In this case, do we feel that the subject would have an obligation to play her role in this system saving the lives of the afflicted teenagers? My intuitions, at least, are far more conflicted in this case than in the original violinist scenario. The fact of the descriptive norm, the expectations attending it, and the consequences of breaching it, seem to me to rightly impact on our emotional and cognitive evaluation of what should be done in this case.
My point here is not to assert that this issue of novelty delivers a fatal objection to Thompson’s argument—only to show that we must be very careful stipulating how expectations and established practices are at work in our thought experiments. There can be no ‘gap’ between the expectations that would attend the issue in the imagined intuition-pump, and those that would be present in its actualization in the real world.
Ethical guidance
Moral philosophers and other (e.g. professional) teachers of ethics can have a role in giving guidance on ethical decision-making to their students. This requires more than speaking about universal principles of justice and benevolence. It is critical to give ethical guidance that makes people direct their attention to expectations, including others’ expectations of their behaviour, and their own expectations about others, as they might arise in a given case. Are other people relying on them? If so, are their expectations reasonable?

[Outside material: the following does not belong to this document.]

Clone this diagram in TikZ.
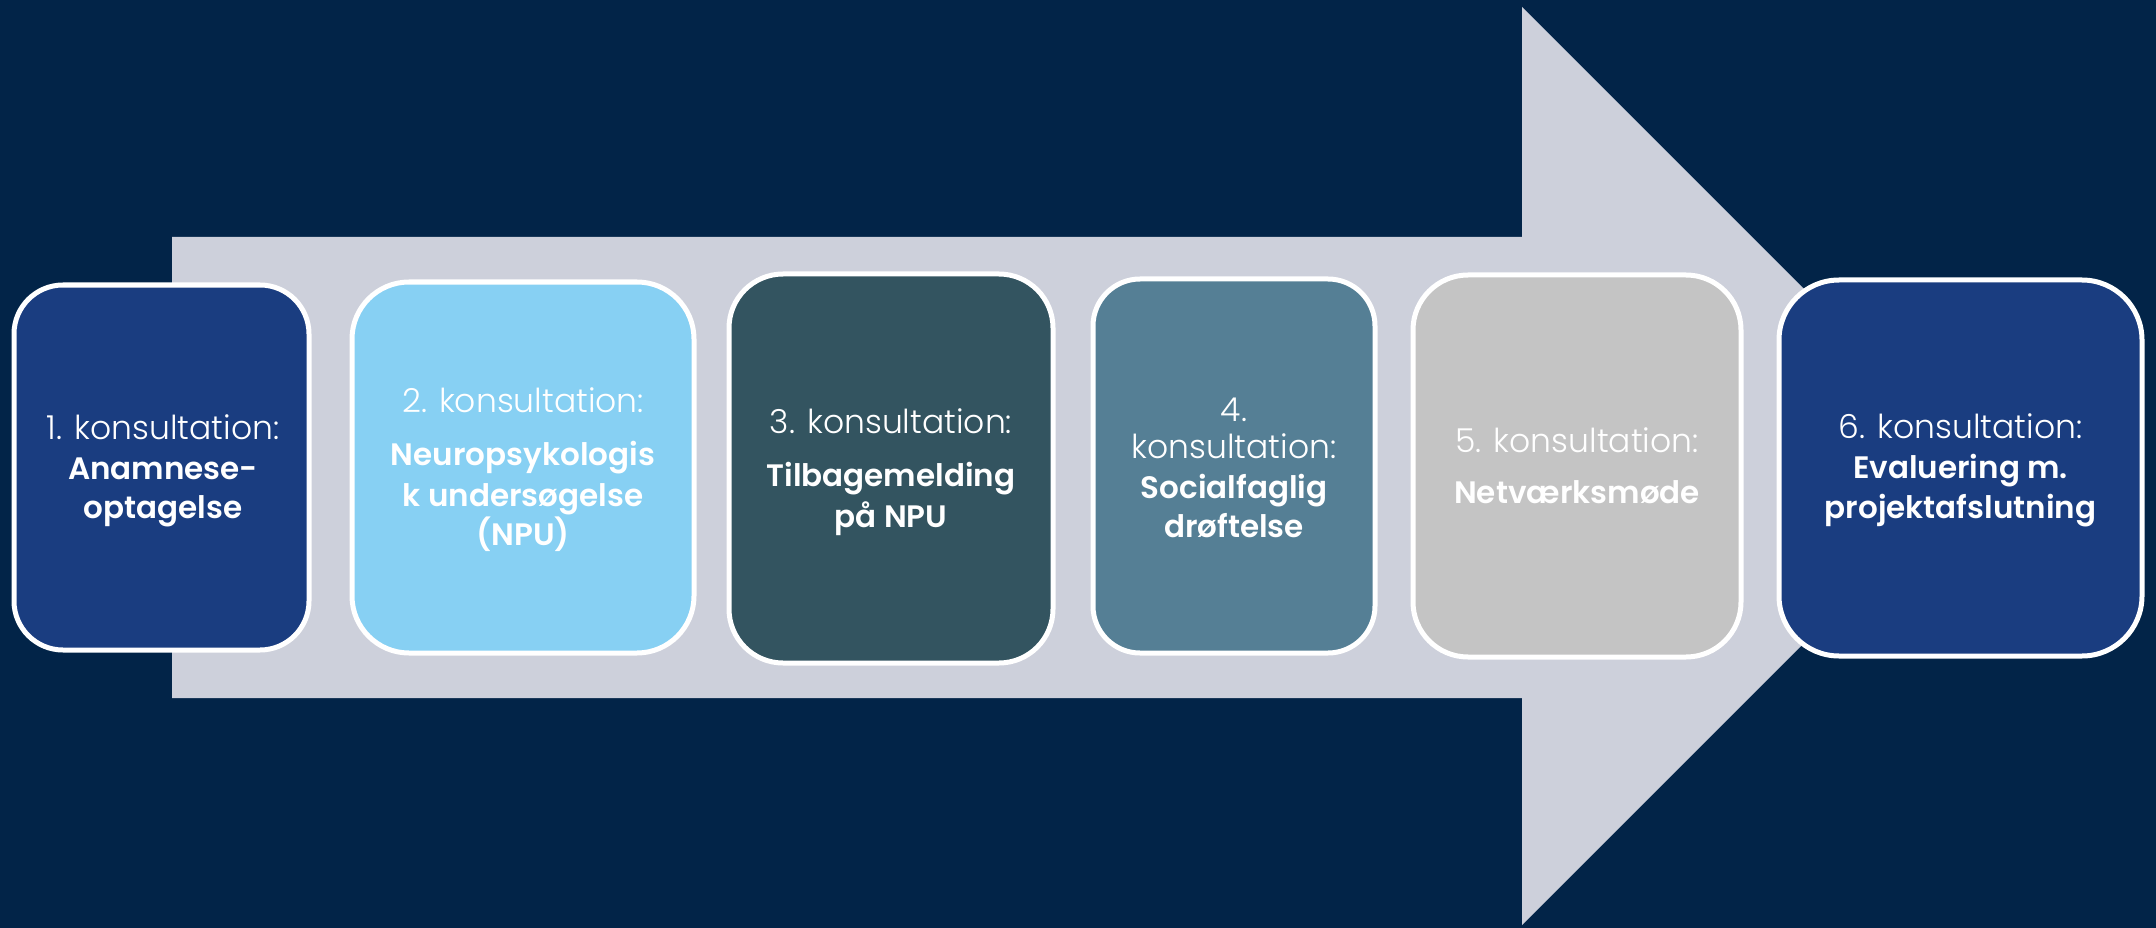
\documentclass[tikz,border=0pt]{standalone}
\usepackage{fontspec}
\setmainfont{Poppins}[UprightFont=* Light,BoldFont=* SemiBold]
\begin{document}
\begin{tikzpicture}[x=1pt,y=-1pt,
  box/.style={draw=white,line width=5pt,rectangle,inner sep=0pt,outer sep=0pt},
  reg/.style={text=white,anchor=base,inner sep=0pt,font=\fontsize{33}{40}\selectfont},
  bld/.style={text=white,anchor=base,inner sep=0pt,font=\fontsize{31}{40}\selectfont\bfseries},
]
\definecolor{bg}{HTML}{022448}
\definecolor{arrowc}{HTML}{CDD0DB}
\definecolor{cA}{HTML}{1A3D80}
\definecolor{cB}{HTML}{87D0F3}
\definecolor{cC}{HTML}{335460}
\definecolor{cD}{HTML}{557F95}
\definecolor{cE}{HTML}{C4C4C4}
\useasboundingbox (0,0) rectangle (2156,928);
\fill[bg] (0,0) rectangle (2156,928);
\fill[arrowc] (172,237) -- (1522,237) -- (1522,7) -- (1981,466) -- (1522,925) -- (1522,698) -- (172,698) -- cycle;
% boxes
\node[box,fill=cA,rounded corners=49pt,minimum width=295pt,minimum height=365pt] (b1) at (161.5,467.5) {};
\node[box,fill=cB,rounded corners=57pt,minimum width=342pt,minimum height=371pt] (b2) at (523,467.5) {};
\node[box,fill=cC,rounded corners=54pt,minimum width=324pt,minimum height=389pt] (b3) at (891,468.5) {};
\node[box,fill=cD,rounded corners=47pt,minimum width=282pt,minimum height=374pt] (b4) at (1234,466) {};
\node[box,fill=cE,rounded corners=55pt,minimum width=328pt,minimum height=382pt] (b5) at (1577,466) {};
\node[box,fill=cA,rounded corners=60pt,minimum width=363pt,minimum height=376pt] (b6) at (1960.5,468) {};
% labels
\node[reg] (t1a) at (163,439) {1. konsultation:};
\node[bld] (t1b) at (163,479) {Anamnese-};
\node[bld] (t1c) at (163,518) {optagelse};
\node[reg] (t2a) at (523,412) {2. konsultation:};
\node[bld] (t2b) at (523,465) {Neuropsykologis};
\node[bld] (t2c) at (523,506) {k undersøgelse};
\node[bld] (t2d) at (523,545) {(NPU)};
\node[reg] (t3a) at (891,433) {3. konsultation:};
\node[bld] (t3b) at (891,486) {Tilbagemelding};
\node[bld] (t3c) at (891,527) {på NPU};
\node[reg] (t4a) at (1234,421) {4.};
\node[reg] (t4b) at (1234,458) {konsultation:};
\node[bld] (t4c) at (1234,498) {Socialfaglig};
\node[bld] (t4d) at (1234,537) {drøftelse};
\node[reg] (t5a) at (1577,452) {5. konsultation:};
\node[bld] (t5b) at (1577,503) {Netværksmøde};
\node[reg] (t6a) at (1960.5,438) {6. konsultation:};
\node[bld] (t6b) at (1960.5,478) {Evaluering m.};
\node[bld] (t6c) at (1960.5,518) {projektafslutning};
\end{tikzpicture}
\end{document}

This explicit focus on expectations is crucial for two reasons. First, these expectations may have ethical weight attached to them: there might be a reason (or several reasons) why people’s reliance on our conformity has moral weight. Attending to the way consent, fairness and non-interference link with expectations may crucially inform our ethical judgment. No doubt it is morally informative to know, in the abstract, what the best Kantian or rule-utilitarian norm would be to deal with a generic problem. However, once decisions must be made about practical action or reform efforts in a specific context, it is critical to enquire into the existence of local practices and the expectations they have engendered.

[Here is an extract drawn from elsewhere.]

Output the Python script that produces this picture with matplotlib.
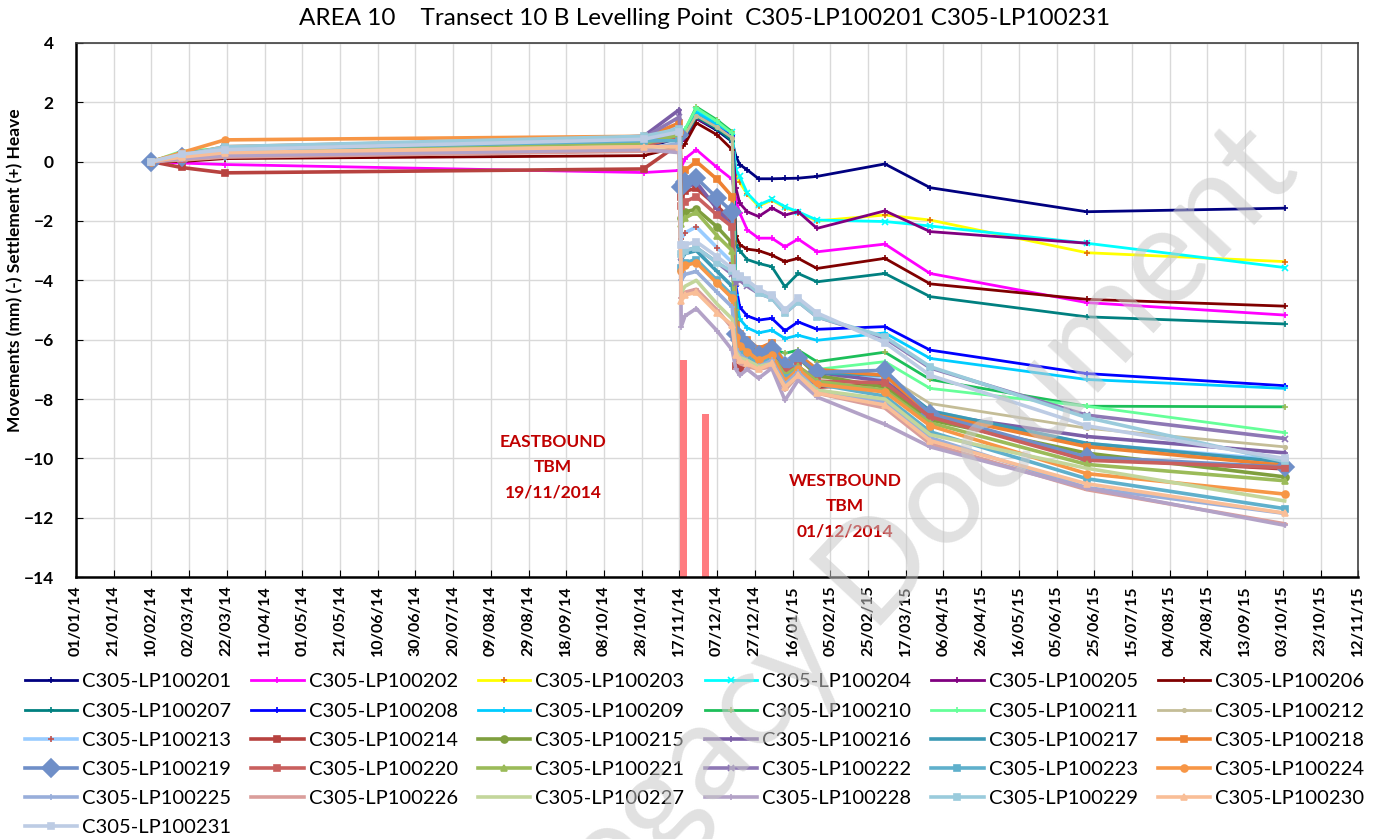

Second, because expectations often have ethical weight attached to them, we need to be aware we might be misled into giving a false weighting to expectations in a given case. Because conformity has delivered ethically solid responses in prior cases, we will intuitively want to conform. This will often be our default, fallback stance—and it is usually a good idea. But as the Milgram case showed, we can be beguiled into behaving wrongfully by being unwilling or unable to stand up against another’s expectations, especially if they are confident and unwavering.
As such, a key part of ethical decision-making guides needs to direct people to think seriously about the expectations that are placed on them in a given scenario. Are they clueing us in to important but subtle ethical factors in the situation? Or is our tendency to fall in line with others’ expectations leading us morally awry? These are crucial practical questions for a moral agent to consider.
Breakey, Hugh (2022) ‘When Normal is Normative: The Ethical Significance of Conforming to Reasonable Expectations’ Philosophical Studies.
Milgram, S. (1963). Behavioral Study of Obedience. Journal of Abnormal and Social Psychology, 67(4), 371-378.
Piovarchy, A. (2021). Situationism, capacities and culpability. Philosophical Studies.
Thomson, J. (1971). A Defense of Abortion. Philosophy and Public Affairs, 1(1), 47-66.